Your site’s conversion rate is a mid-funnel metric that allows you to measure relative site performance. By looking at your conversion rate, you can better calculate ROI on marketing campaigns and even see which channels are most efficient in converting lookers into bookers. Expressed as a percentage, conversion rate shows how many site visitors actually convert into paying guests.

Demand Capture

How to measure it:
# of guest days booked / # searches

Why does it matter?
Demand capture provides a measure of conversion rate based on the number of guest days booked compared to date-specific searches into your e-commerce engine. In this case, it displays conversion at the trip-day level, allowing you to examine the performance of specific dates relative to one another. Generally, we look to see that demand capture is consistent from day-to-day, which signifies that days are priced appropriately for demand.

Demand Capture

For example, by regularly looking at demand capture, you might see that certain days of the week or month under or over-perform. This can then be used to optimize pricing, by incentivizing site visitors to book certain days or times.

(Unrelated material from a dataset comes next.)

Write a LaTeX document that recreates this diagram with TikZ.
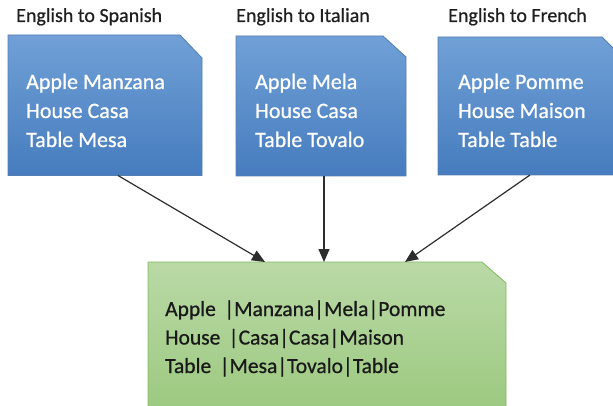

A reading on-demand capture can expose interesting shifts in consumer behavior and shopping patterns that you may choose to encourage, or discourage, based on your overall yield or visitation goals.

Revenue per Search

How to measure it:
Date-specific revenue / # of date-specific searches

Why does it matter?
Yet another type of conversion rate, revenue per search helps translate demand capture into dollars and cents. It helps account for product and price differences that don’t show up in demand capture. It can also give an indication of average order value (AOV), which itself is an important metric to keep tabs on.

Revenue per search

For example, if you observed that revenue per search on one day was significantly lower than another day, it might indicate that the first day was not priced appropriately, causing conversion rates to suffer. When using revenue per search as a metric, keep in mind that it may be difficult to compare RPS between properties with large variations in prices, as price feeds into the numerator of the metric.

Revenue

How to measure it:
Total bookings for date-specific products

Here is an example of an end-of-season report provided by Catalate for a ski resort partner.

Why does it matter?
Of course, revenue is the ‘metric of all metrics.’ In the end, your dynamic pricing strategy serves to optimize for and maximize revenue. Therefore, it’s necessary to have regular check-ins against daily/weekly/monthly/seasonal sales goals to ensure you are tracking to target. If revenue is trailing behind, then the next step would be to analyze performance at a more granular level, by looking closely at one or multiple metrics above.

Return on Ad Spend (ROAS)

How to measure it:
Revenue / Marketing dollars or ad spend

Why does it matter?
None of the above metrics really matter if you can’t drive qualified traffic to your website. You or your marketing team likely rely on various channels to acquire direct traffic, such as organic search (SEO), Google Ads (SEM), social media, and email. Knowing how efficiently and effectively your marketing dollars are driving sales is paramount to running a successful e-commerce site, and attractions business overall.
Return on ad spend is a simple metric that shows how much money you are making relative to every dollar you are spending. By optimizing mid-funnel metrics like conversion rate or demand capture, you can be sure that every dollar you spend on marketing leads to the greatest return possible.

Every business is different, but most attractions businesses should consider only factoring in variable marketing costs, such as media spend and advertising dollars. While profitability matters, when calculating ROAS, overhead costs, like your marketing staff, are usually not included.